There are a small number of insurance companies that are willing to manage an infrastructure debt focused separate account for third party investors. These mandates would have a debt-only focus. Partnering with an insurance company helps to align interests given that the insurance company will hold these assets on its balance sheet.

Corporate private placements could also be considered as part of the opportunity set. Corporate private placements are exempt from SEC registration because they are not offered publicly. Corporate private placements, excluding quasi-public 144a securities, are typically issued by private companies or small to mid-sized public companies and are typically not rated by the rating agencies. Relative to public corporate bonds, private placements tend to offer favorable spreads, stronger covenants, and lower loss rates. Investors should be mindful that corporate private placements are less liquid and have a shorter duration than a typical long corporate bond portfolio. Particularly for clients further down the glide path, who have a custom benchmark that includes intermediate credit, corporate private placements could play a role.

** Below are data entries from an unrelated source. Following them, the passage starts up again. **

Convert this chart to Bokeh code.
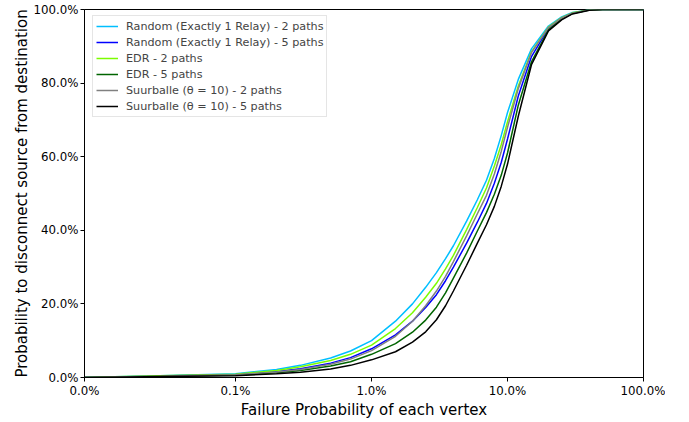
import numpy as np
from bokeh.plotting import figure
from bokeh.models import Range1d, FixedTicker, PrintfTickFormatter, Legend, LegendItem
from bokeh.embed import file_html
from bokeh.resources import INLINE

# ---- data (values in percent) ----
FAIL_PROB = [0, 0.02, 0.05, 0.1, 0.2, 0.3, 0.5, 0.7, 1, 1.5, 2, 2.5, 3, 3.5, 4, 5, 6, 7, 8, 9, 10, 12, 15, 20, 25, 30, 40, 50, 70, 100]

RANDOM_2 = [0, 0.2, 0.5, 1.0, 2.2, 3.3, 5.3, 7.2, 10.0, 15.3, 20.0, 24.5, 28.5, 32.3, 35.8, 42.5, 48.3, 53.6, 59.5, 65.8, 72.0, 81.0, 89.3, 95.5, 98.0, 99.2, 99.9, 100, 100, 100]
RANDOM_5 = [0, 0.15, 0.4, 0.8, 1.6, 2.4, 3.9, 5.4, 7.8, 11.6, 15.3, 19.0, 22.5, 26.3, 30.0, 36.5, 42.2, 47.3, 52.8, 58.5, 64.8, 76.5, 87.2, 94.9, 97.6, 99.0, 99.9, 100, 100, 100]
EDR_2 = [0, 0.2, 0.45, 0.9, 1.9, 2.9, 4.6, 6.3, 8.8, 13.3, 17.6, 21.8, 25.6, 29.5, 33.2, 40.2, 46.2, 51.5, 57.5, 63.3, 69.5, 79.2, 88.5, 95.2, 97.8, 99.1, 99.9, 100, 100, 100]
EDR_5 = [0, 0.12, 0.3, 0.65, 1.3, 1.9, 3.1, 4.3, 6.3, 9.2, 12.3, 15.6, 19.1, 23.0, 27.0, 33.8, 39.8, 44.8, 49.8, 55.0, 61.0, 74.0, 85.8, 94.5, 97.4, 98.9, 99.85, 100, 100, 100]
SUURBALLE_2 = [0, 0.15, 0.35, 0.75, 1.5, 2.2, 3.6, 5.0, 7.3, 11.2, 15.3, 19.5, 23.5, 27.5, 31.5, 38.5, 44.5, 49.5, 55.3, 61.5, 68.0, 78.5, 88.3, 95.1, 97.7, 99.0, 99.9, 100, 100, 100]
SUURBALLE_5 = [0, 0.1, 0.25, 0.5, 1.0, 1.4, 2.3, 3.3, 4.8, 7.0, 9.6, 12.4, 15.7, 19.5, 23.5, 30.5, 36.5, 41.5, 46.5, 52.0, 58.0, 71.0, 85.0, 94.2, 97.2, 98.8, 99.8, 100, 100, 100]

SERIES_LABELS = [
    "Random (Exactly 1 Relay) - 2 paths",
    "Random (Exactly 1 Relay) - 5 paths",
    "EDR - 2 paths",
    "EDR - 5 paths",
    "Suurballe (\u03b8 = 10) - 2 paths",
    "Suurballe (\u03b8 = 10) - 5 paths",
]
SERIES_COLORS = ["#00bfff", "#0000ff", "#7cfc00", "#006400", "#808080", "#000000"]

X_TICK_VALUES = [0, 0.1, 1, 10, 100]
X_TICK_LABELS = ["0.0%", "0.1%", "1.0%", "10.0%", "100.0%"]
Y_TICK_VALUES = [0, 20, 40, 60, 80, 100]

# symmetric-log scale (linear below 0.1 %, log above), as in the source chart
LINTHRESH = 0.1
LINSCALE = 1.0 / (1.0 - 1.0 / 10.0)


def symlog(v):
    v = np.asarray(v, dtype=float)
    return np.where(v <= LINTHRESH, LINSCALE * v / LINTHRESH,
                    LINSCALE + np.log10(np.maximum(v, LINTHRESH) / LINTHRESH))


FRAME_W, FRAME_H = 559, 368
p = figure(frame_width=FRAME_W, frame_height=FRAME_H,
           output_backend="svg", toolbar_location=None,
           x_range=Range1d(float(symlog(0)), float(symlog(100))),
           y_range=Range1d(0, 100),
           min_border_left=84, min_border_right=22, min_border_top=9, min_border_bottom=30)

xs = symlog(FAIL_PROB)
renderers = []
for ys, col in zip([RANDOM_2, RANDOM_5, EDR_2, EDR_5, SUURBALLE_2, SUURBALLE_5], SERIES_COLORS):
    r = p.line(xs, ys, line_color=col, line_width=1.5)
    renderers.append(r)

tick_pos = [float(t) for t in symlog(X_TICK_VALUES)]
p.xaxis.ticker = FixedTicker(ticks=tick_pos)
p.xaxis.major_label_overrides = {t: lab for t, lab in zip(tick_pos, X_TICK_LABELS)}
p.yaxis.ticker = FixedTicker(ticks=Y_TICK_VALUES)
p.yaxis.formatter = PrintfTickFormatter(format="%.1f%%")

p.xaxis.axis_label = "Failure Probability of each vertex"
p.yaxis.axis_label = "Probability to disconnect source from destination"

for ax in (p.xaxis[0], p.yaxis[0]):
    ax.axis_label_text_font = "DejaVu Sans"
    ax.axis_label_text_font_size = "15px"
    ax.axis_label_text_font_style = "normal"
    ax.axis_label_text_color = "black"
    ax.major_label_text_font = "DejaVu Sans"
    ax.major_label_text_font_size = "11.8px"
    ax.major_label_text_color = "black"
    ax.major_tick_in = 0
    ax.major_tick_out = 4
    ax.minor_tick_line_color = None
    ax.major_tick_line_color = "black"
    ax.axis_line_color = "black"
    ax.major_label_standoff = 2
    ax.axis_label_standoff = 0

p.xgrid.visible = False
p.ygrid.visible = False
p.outline_line_color = "black"
p.outline_line_width = 1
p.background_fill_color = "white"
p.border_fill_color = "white"

legend = Legend(items=[LegendItem(label=lab, renderers=[r]) for lab, r in zip(SERIES_LABELS, renderers)])
legend.location = (8, FRAME_H - 108)
legend.margin = 0
legend.padding = 3
legend.spacing = 2
legend.label_height = 14
legend.glyph_height = 14
legend.glyph_width = 22
legend.label_standoff = 8
legend.label_text_font = "DejaVu Sans"
legend.label_text_font_size = "11.2px"
legend.border_line_color = "#cccccc"
legend.border_line_width = 1
legend.background_fill_alpha = 0.85
p.add_layout(legend)

open("out.html", "w").write(file_html(p, INLINE))
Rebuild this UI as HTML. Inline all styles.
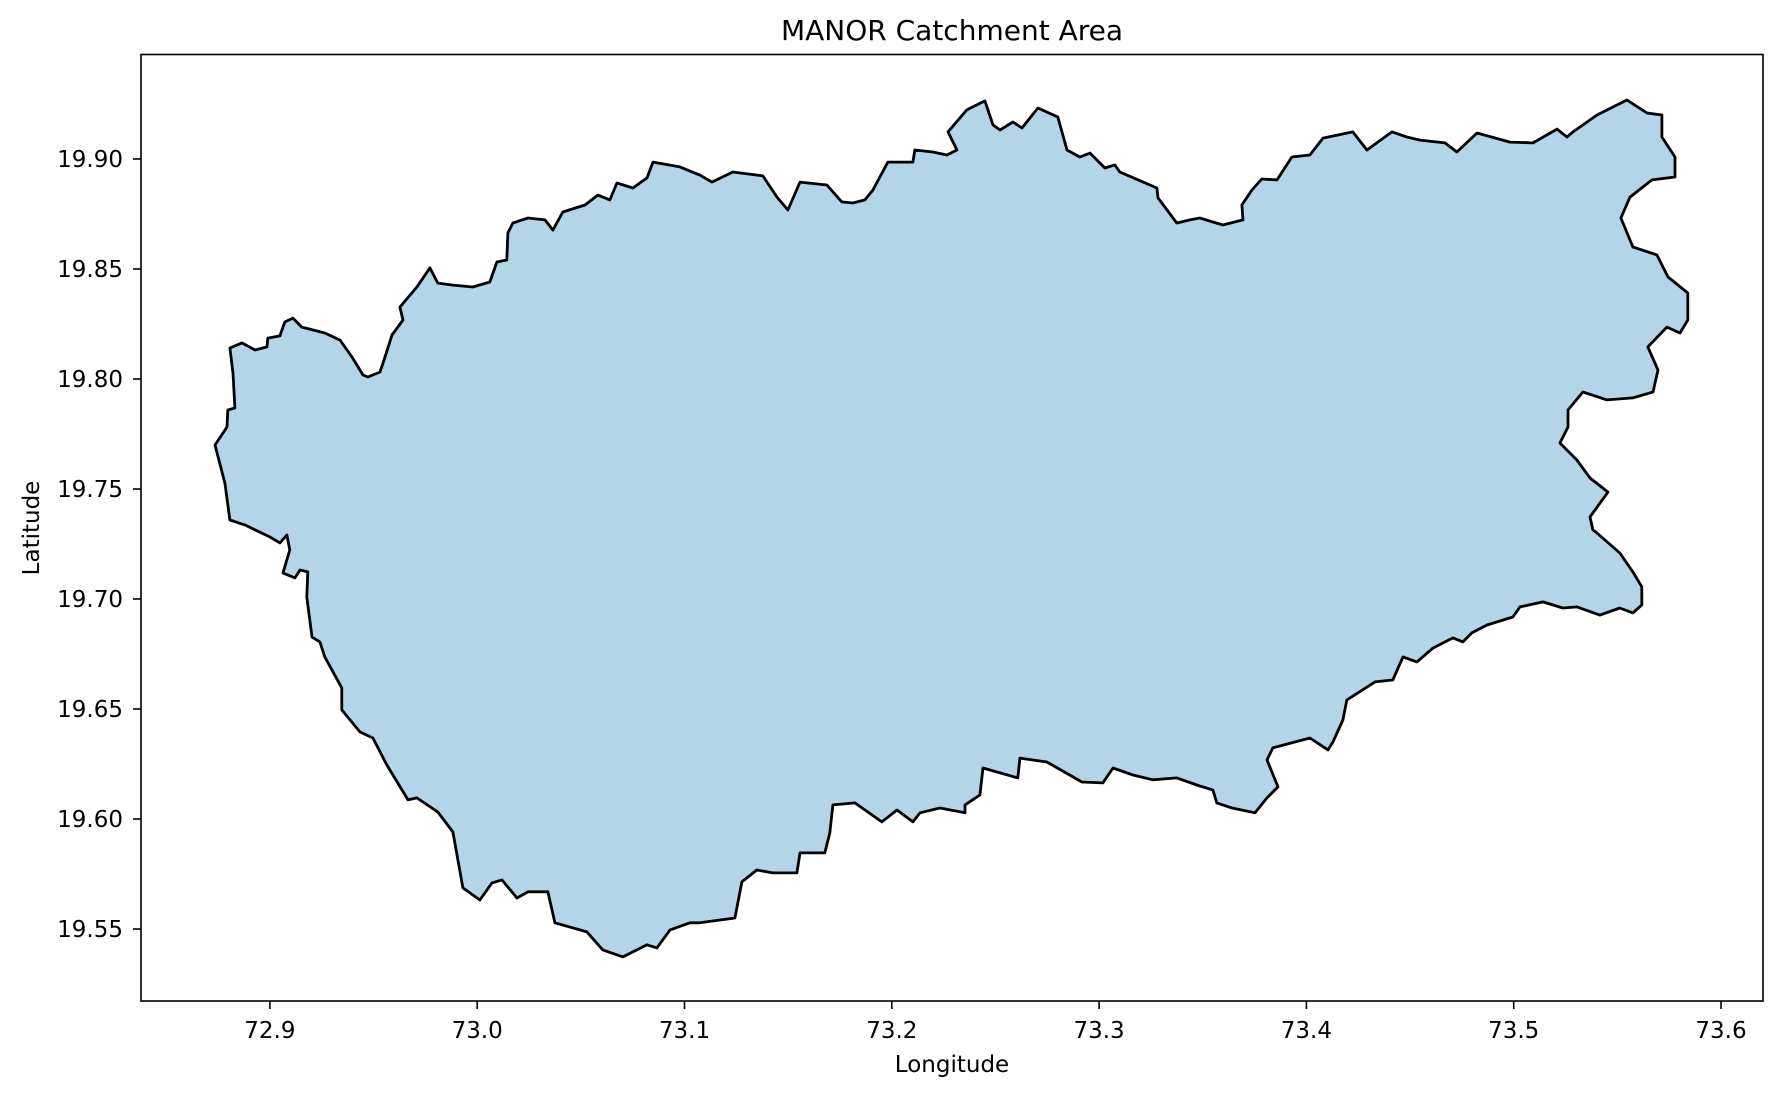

Investment grade corporate bonds represent a large portion of a DB plan's long credit program, and, given their strong liability hedging properties, should continue to do so. However, recognizing that hedging is an imperfect science, an investment program that is concentrated in long corporate credit exposes a plan to the risk of not keeping pace with liabilities due to potential credit migration and defaults. Therefore, we would submit that, for some investors, the less traditional long duration assets that we described above could play a role within a client's program in an effort to reduce corporate credit risk. While plan sponsors need to be cognizant of their plan's funded status volatility given its impact on contributions, PBGC premiums, and financial statements, including alternative long duration assets may make the long-term asset/liability match more robust given that their inclusion may improve returns and result in fewer losses and less credit migration.